C++ Lambdas: Difference between "mutable" and capture-by-reference

In C++ you can declare lambdas for example like this:

int x = 5;
auto a = [=]() mutable { ++x; std::cout << x << '\n'; };
auto b = [&]()         { ++x; std::cout << x << '\n'; };

Both let me modify x, so what is the difference?

##What is happening

The first will only modify its own copy of x and leave the outside x unchanged. The second will modify the outside x.

Add a print statement after trying each:

a();
std::cout << x << "----\n";
b();
std::cout << x << '\n';

This is expected to print:

6
5
----
6
6

##Why

It may help to consider that lambda

> [...] expressions provide a concise way to create simple function objects

^{(see [expr.prim.lambda] of the Standard)}

They have

> [...] a public inline function call operator [...]
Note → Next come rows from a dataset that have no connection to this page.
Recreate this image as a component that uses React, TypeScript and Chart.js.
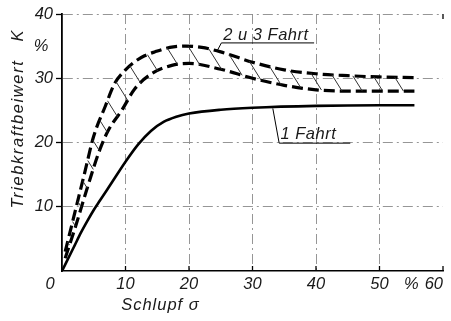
import React, { useEffect, useRef } from 'react';
import { Chart, registerables } from 'chart.js';
Chart.register(...registerables);

// "1 Fahrt" (solid)
const solidX = [0, 1, 2, 3, 4, 5, 6, 8, 10, 12, 14, 16, 18, 20, 25, 30, 40, 50, 55.5];
const solidY = [0, 2, 4, 6, 7.8, 9.5, 11, 14, 17, 19.7, 21.8, 23.2, 24, 24.5, 25.1, 25.4, 25.7, 25.8, 25.8];
// "2 u 3 Fahrt" upper boundary (dashed)
const upperX = [0.5, 2, 3.5, 5, 6.8, 8.3, 10, 11.5, 13, 14.6, 17, 19.5, 22, 25, 30, 35, 40, 45, 50, 55.5];
const upperY = [3, 9, 15, 21, 25.6, 29.2, 31.3, 32.6, 33.5, 34.1, 34.8, 35, 34.8, 34.1, 32.5, 31.3, 30.7, 30.4, 30.2, 30.1];
// "2 u 3 Fahrt" lower boundary (dashed)
const lowerX = [0.5, 2, 4, 6, 7.3, 9.4, 11.5, 14.1, 17.3, 20, 25, 30, 35, 40, 45, 50, 55.5];
const lowerY = [2, 6.5, 13, 19, 21.9, 25, 28.4, 30.7, 32, 32.3, 31.4, 30, 28.9, 28.2, 28, 28, 28];

const xTickValues = [0, 10, 20, 30, 40, 50, 60];
const yTickValues = [0, 10, 20, 30, 40];
const labelUpper = '2 u 3 Fahrt';
const labelSolid = '1 Fahrt';
const xTitle = 'Schlupf σ';
const yTitleMain = 'Triebkraftbeiwert';
const yTitleSymbol = 'K';
const unitLabel = '%';

const FONT_FAMILY = '"Liberation Sans", "DejaVu Sans", sans-serif';
const TEXT_COLOR = '#1a1a1a';
const FONT_SIZE = 16.5;

function toPts(xs: number[], ys: number[]) {
  return xs.map((x, i) => ({ x, y: ys[i] }));
}

function rayHit(s: any, d: any, poly: any[]) {
  let best: number | null = null;
  for (let k = 0; k < poly.length - 1; k++) {
    const a = poly[k], b = poly[k + 1];
    const ex = b.x - a.x, ey = b.y - a.y;
    const den = d.x * ey - d.y * ex;
    if (Math.abs(den) < 1e-9) continue;
    const wx = a.x - s.x, wy = a.y - s.y;
    const t = (wx * ey - wy * ex) / den;
    const u = (wx * d.y - wy * d.x) / den;
    if (t > 0 && u >= 0 && u <= 1 && (best === null || t < best)) best = t;
  }
  return best;
}

const decorPlugin = {
  id: 'decor',
  afterDatasetsDraw(chart: any) {
    const ctx = chart.ctx;
    const xs = chart.scales.x;
    const ys = chart.scales.y;
    const area = chart.chartArea;
    ctx.save();

    // hatching between the two dashed curves
    const up = chart.getDatasetMeta(1).data.map((p: any) => ({ x: p.x, y: p.y }));
    const lo = chart.getDatasetMeta(2).data.map((p: any) => ({ x: p.x, y: p.y }));
    const dl = Math.hypot(1, 1.6);
    const dir = { x: 1 / dl, y: 1.6 / dl };
    ctx.strokeStyle = '#333';
    ctx.lineWidth = 1;
    ctx.setLineDash([]);
    const step = 21;
    let next = 10;
    let acc = 0;
    for (let k = 0; k < up.length - 1; k++) {
      const a = up[k], b = up[k + 1];
      const len = Math.hypot(b.x - a.x, b.y - a.y);
      while (next <= acc + len) {
        const f = (next - acc) / len;
        const s = { x: a.x + (b.x - a.x) * f, y: a.y + (b.y - a.y) * f };
        const t = rayHit(s, dir, lo);
        if (t !== null && t < 45) {
          ctx.beginPath();
          ctx.moveTo(s.x, s.y);
          ctx.lineTo(s.x + dir.x * t, s.y + dir.y * t);
          ctx.stroke();
        }
        next += step;
      }
      acc += len;
    }

    // x ticks pointing inward
    ctx.strokeStyle = '#000';
    ctx.lineWidth = 1.3;
    xTickValues.forEach((v) => {
      if (v === 0) return;
      const px = xs.getPixelForValue(v);
      ctx.beginPath();
      ctx.moveTo(px, area.bottom);
      ctx.lineTo(px, area.bottom - 5);
      ctx.stroke();
    });
    // small tick at top right corner
    const pr = xs.getPixelForValue(60);
    ctx.beginPath();
    ctx.moveTo(pr, area.top);
    ctx.lineTo(pr, area.top + 5);
    ctx.stroke();

    // texts
    ctx.fillStyle = TEXT_COLOR;
    ctx.font = `italic ${FONT_SIZE}px ${FONT_FAMILY}`;
    ctx.textBaseline = 'middle';
    ctx.textAlign = 'center';
    ctx.fillText('0', xs.getPixelForValue(0) - 12, area.bottom + 13);
    ctx.fillText(unitLabel, xs.getPixelForValue(55), area.bottom + 13);
    ctx.fillText(unitLabel, xs.getPixelForValue(0) - 21, ys.getPixelForValue(35));
    ctx.save();
    (ctx as any).letterSpacing = '1px';
    ctx.fillText(xTitle, xs.getPixelForValue(15.5), area.bottom + 34);
    ctx.restore();

    ctx.save();
    ctx.translate(18, 134);
    ctx.rotate(-Math.PI / 2);
    (ctx as any).letterSpacing = '1.6px';
    ctx.fillText(yTitleMain, 0, 0);
    ctx.restore();
    ctx.save();
    ctx.translate(18, 36);
    ctx.rotate(-Math.PI / 2);
    ctx.fillText(yTitleSymbol, 0, 0);
    ctx.restore();

    // annotation texts
    ctx.textAlign = 'left';
    ctx.textBaseline = 'alphabetic';
    ctx.save();
    (ctx as any).letterSpacing = '0.5px';
    ctx.fillText(labelUpper, xs.getPixelForValue(25.4), ys.getPixelForValue(35.9));
    ctx.fillText(labelSolid, xs.getPixelForValue(34.4), ys.getPixelForValue(20.5));
    ctx.restore();
    ctx.lineWidth = 1;
    // leader for "2 u 3 Fahrt"
    ctx.beginPath();
    ctx.moveTo(xs.getPixelForValue(39.7), ys.getPixelForValue(35.5));
    ctx.lineTo(xs.getPixelForValue(25.1), ys.getPixelForValue(35.5));
    ctx.lineTo(xs.getPixelForValue(24.4), ys.getPixelForValue(34.2));
    ctx.stroke();
    // leader for "1 Fahrt"
    ctx.beginPath();
    ctx.moveTo(xs.getPixelForValue(45.4), ys.getPixelForValue(19.9));
    ctx.lineTo(xs.getPixelForValue(34.2), ys.getPixelForValue(19.9));
    ctx.lineTo(xs.getPixelForValue(33.2), ys.getPixelForValue(25.3));
    ctx.stroke();

    ctx.restore();
  },
};

export default function App() {
  const ref = useRef<HTMLCanvasElement | null>(null);
  useEffect(() => {
    if (!ref.current) return;
    const gridColor = (c: any) => {
      const v = c.tick ? c.tick.value : null;
      return v === 0 || v === 60 ? 'rgba(0,0,0,0)' : '#8a8a8a';
    };
    const lineDs = (xs: number[], ys: number[], dashed: boolean) => ({
      data: toPts(xs, ys),
      borderColor: '#000',
      borderWidth: dashed ? 3.2 : 2.6,
      borderDash: dashed ? [11, 5] : [],
      pointRadius: 0,
      cubicInterpolationMode: 'monotone',
      fill: false,
    });
    const tickFont = { family: FONT_FAMILY, style: 'italic', size: FONT_SIZE };
    const chart = new Chart(ref.current, {
      type: 'line',
      data: {
        datasets: [
          lineDs(solidX, solidY, false),
          lineDs(upperX, upperY, true),
          lineDs(lowerX, lowerY, true),
        ],
      },
      options: {
        animation: false,
        responsive: false,
        devicePixelRatio: 1,
        layout: { padding: { top: 14, right: 0, left: 0, bottom: 0 } },
        plugins: { legend: { display: false }, tooltip: { enabled: false } },
        scales: {
          x: {
            type: 'linear',
            min: 0,
            max: 60,
            afterFit: (s: any) => { s.height = 50; s.paddingRight = 8; },
            afterBuildTicks: (s: any) => { s.ticks = xTickValues.map((v) => ({ value: v })); },
            ticks: {
              callback: (v: any) => (v === 0 ? '' : String(v)),
              color: TEXT_COLOR,
              padding: 4,
              maxRotation: 0,
              align: 'inner',
              font: tickFont,
            },
            grid: {
              color: gridColor,
              lineWidth: 0.9,
              drawTicks: false,
            },
            border: { display: true, color: '#000', width: 1.6, dash: [10, 4, 2, 4] },
          },
          y: {
            type: 'linear',
            min: 0,
            max: 40,
            afterFit: (s: any) => { s.width = 62; },
            afterBuildTicks: (s: any) => { s.ticks = yTickValues.map((v) => ({ value: v })); },
            ticks: {
              callback: (v: any) => (v === 0 ? '' : String(v)),
              color: TEXT_COLOR,
              padding: 3,
              font: tickFont,
            },
            grid: {
              color: gridColor,
              lineWidth: 0.9,
              drawTicks: true,
              tickLength: 6,
              tickColor: (c: any) => (c.tick && c.tick.value === 0 ? 'rgba(0,0,0,0)' : '#000'),
              tickWidth: 1.3,
              tickBorderDash: [],
            },
            border: { display: true, color: '#000', width: 1.8, dash: [10, 4, 2, 4] },
          },
        },
      },
      plugins: [decorPlugin],
    } as any);
    return () => chart.destroy();
  }, []);
  return (
    <div style={{ position: 'absolute', left: 0, top: 0, width: 451, height: 321, background: '#fff' }}>
      <canvas ref={ref} width={451} height={321} style={{ width: 451, height: 321 }} />
    </div>
  );
}
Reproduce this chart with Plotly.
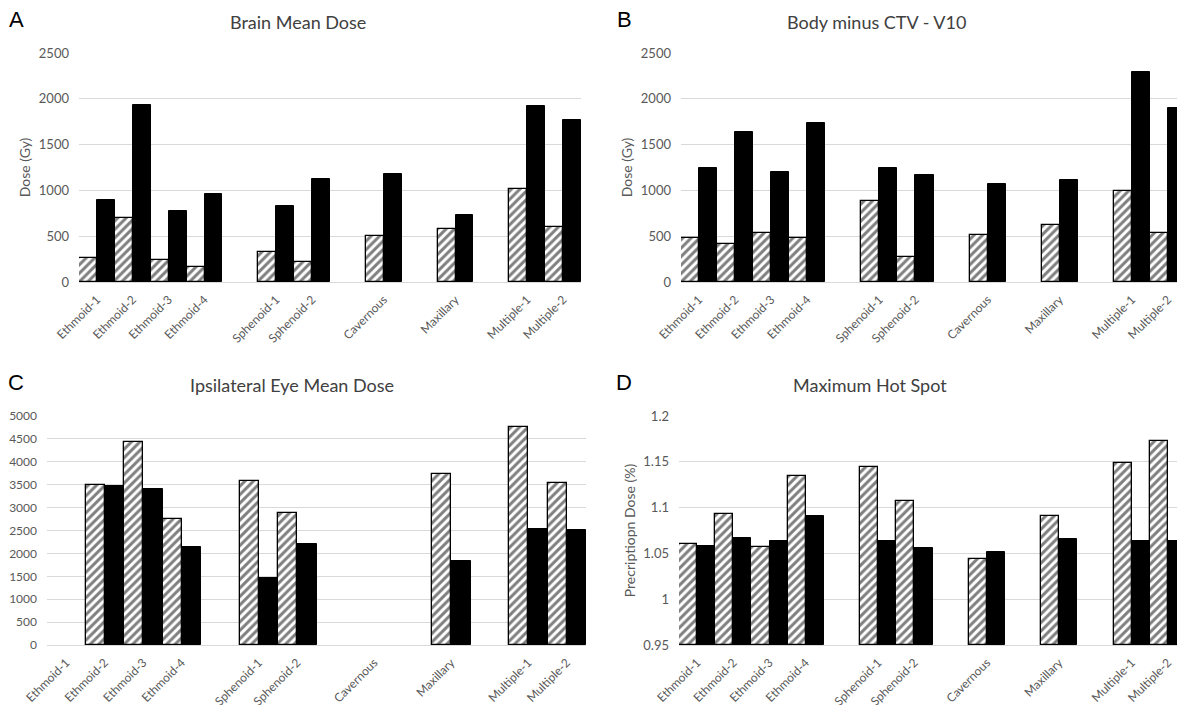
import plotly.graph_objects as go

# Category slots (blank slots are the visual gaps between site groups)
slots = ["Ethmoid-1", "Ethmoid-2", "Ethmoid-3", "Ethmoid-4", " ",
         "Sphenoid-1", "Sphenoid-2", "  ", "Cavernous", "   ",
         "Maxillary", "    ", "Multiple-1", "Multiple-2"]
sites = ["Ethmoid-1", "Ethmoid-2", "Ethmoid-3", "Ethmoid-4",
         "Sphenoid-1", "Sphenoid-2", "Cavernous", "Maxillary",
         "Multiple-1", "Multiple-2"]

# A: Brain Mean Dose
brain_hatched = [265, 695, 240, 165, 330, 215, 500, 580, 1010, 600]
brain_solid = [900, 1935, 780, 965, 835, 1125, 1175, 730, 1925, 1765]
# B: Body minus CTV - V10
body_hatched = [475, 410, 530, 475, 880, 275, 515, 620, 995, 530]
body_solid = [1250, 1635, 1200, 1735, 1240, 1165, 1070, 1110, 2290, 1895]
# C: Ipsilateral Eye Mean Dose
eye_hatched = [None, 3490, 4425, 2745, 3585, 2875, None, 3730, 4760, 3530]
eye_solid = [None, 3480, 3415, 2150, 1460, 2205, None, 1835, 2540, 2505]
# D: Maximum Hot Spot
hot_hatched = [1.060, 1.093, 1.057, 1.135, 1.144, 1.107, 1.044, 1.091, 1.149, 1.173]
hot_solid = [1.058, 1.067, 1.064, 1.091, 1.064, 1.056, 1.051, 1.066, 1.064, 1.064]

# layout in screen pixels of the target picture
panels = [
    dict(letter="A", title="Brain Mean Dose", ytitle="Dose (Gy)",
         hatched=brain_hatched, solid=brain_solid, yrange=[0, 2500], dtick=500,
         xdom=[79, 581], ydom=[53, 282], base=0, tcx=298, tfs=13),
    dict(letter="B", title="Body minus CTV - V10", ytitle="Dose (Gy)",
         hatched=body_hatched, solid=body_solid, yrange=[0, 2500], dtick=500,
         xdom=[681, 1186], ydom=[53, 282], base=0, tcx=876, tfs=13),
    dict(letter="C", title="Ipsilateral Eye Mean Dose", ytitle=None,
         hatched=eye_hatched, solid=eye_solid, yrange=[0, 5000], dtick=500,
         xdom=[47, 586], ydom=[416, 645], base=0, tcx=292, tfs=12),
    dict(letter="D", title="Maximum Hot Spot", ytitle="Precriptiopn Dose (%)",
         hatched=hot_hatched, solid=hot_solid, yrange=[0.95, 1.2], dtick=0.05,
         xdom=[679, 1186], ydom=[416, 645], base=0.95, tcx=870, tfs=13),
]

W, H = 1185, 705
OFF = 8  # page body margin offset
FONT = "Lato, 'Open Sans', sans-serif"
GREY = "#595959"
GRID = "#d9d9d9"


def px(v):
    return (v - OFF) / W


def py(v):
    return 1 - (v - OFF) / H


fig = go.Figure()
layout = dict(width=W, height=H, margin=dict(l=0, r=0, t=0, b=0, autoexpand=False),
              paper_bgcolor="white", plot_bgcolor="white",
              showlegend=False, bargap=0, bargroupgap=0, barmode="group",
              font=dict(family=FONT, color=GREY))
annotations = []

for i, p in enumerate(panels):
    n = "" if i == 0 else str(i + 1)
    xa, ya = "x" + n, "y" + n
    fig.add_trace(go.Bar(
        x=sites, y=[None if v is None else v - p["base"] for v in p["hatched"]],
        base=p["base"], xaxis=xa, yaxis=ya, name="Series 1",
        marker=dict(color="white", line=dict(color="black", width=1.3),
                    pattern=dict(shape="/", fgcolor="black", bgcolor="white",
                                 size=6, solidity=0.5)),
        offsetgroup="1"))
    fig.add_trace(go.Bar(
        x=sites, y=[None if v is None else v - p["base"] for v in p["solid"]],
        base=p["base"], xaxis=xa, yaxis=ya, name="Series 2",
        marker=dict(color="black", line=dict(color="black", width=1)),
        offsetgroup="2"))

    x0, x1 = px(p["xdom"][0]), min(px(p["xdom"][1]), 1.0)
    y0, y1 = py(p["ydom"][1]), py(p["ydom"][0])
    layout["xaxis" + n] = dict(
        domain=[x0, x1], anchor=ya, type="category", automargin=False,
        categoryorder="array", categoryarray=slots, range=[-0.5, 13.5],
        tickangle=-45, tickfont=dict(size=12, color=GREY, family=FONT),
        ticklabelstandoff=5,
        showgrid=False, showline=True, linecolor=GRID, linewidth=1,
        ticks="", fixedrange=True)
    ydict = dict(
        domain=[y0, y1], anchor=xa, range=p["yrange"], dtick=p["dtick"],
        tick0=p["yrange"][0], showgrid=True, gridcolor=GRID, gridwidth=1,
        zeroline=False, showline=False, ticks="", automargin=False,
        ticklabelstandoff=9,
        tickfont=dict(size=p["tfs"], color=GREY, family=FONT), fixedrange=True)
    if p["ytitle"]:
        ydict["title"] = dict(text=p["ytitle"], font=dict(size=14, color=GREY, family=FONT),
                              standoff=4)
    layout["yaxis" + n] = ydict

    # panel title
    annotations.append(dict(
        text=p["title"], x=px(p["tcx"]), y=py(p["ydom"][0] - 31),
        xref="paper", yref="paper", showarrow=False, xanchor="center", yanchor="middle",
        font=dict(size=18, color="#404040", family=FONT)))
    # panel letter
    lx = 16 if i % 2 == 0 else 624
    annotations.append(dict(
        text=p["letter"], x=px(lx), y=py(p["ydom"][0] - 34),
        xref="paper", yref="paper", showarrow=False, xanchor="center", yanchor="middle",
        font=dict(size=22, color="black", family="'Liberation Sans', Arial, sans-serif")))

layout["annotations"] = annotations
fig.update_layout(**layout)
fig.write_html("out.html")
which is declared as a const member function, but only

> [...] if and only if the lambda expression’s parameter-declaration-clause is not followed by mutable

You can think of as if

	int x = 5;
	auto a = [=]() mutable { ++x; std::cout << x << '\n'; };

==>

	int x = 5;

	class __lambda_a {
		int x;
	public:
		__lambda_a () : x($lookup-one-outer$::x) {}
		inline void operator() { ++x; std::cout << x << '\n'; }     
	} a;

and

	auto b = [&]()         { ++x; std::cout << x << '\n'; };

==>

	int x = 5;

	class __lambda_b {
		int &x;
	public:
		__lambda_b() : x($lookup-one-outer$::x) {}
		inline void operator() const { ++x; std::cout << x << '\n'; }         
		//                     ^^^^^
	} b;

Q: But if it is a const function, why can I still change x?

A: You are only changing the outside x. The lambda's own x is a reference, and the operation ++x does not modify the reference, but the refered value.

This works because in C++, the constness of a pointer/reference does not change the constness of the pointee/referencee seen through it.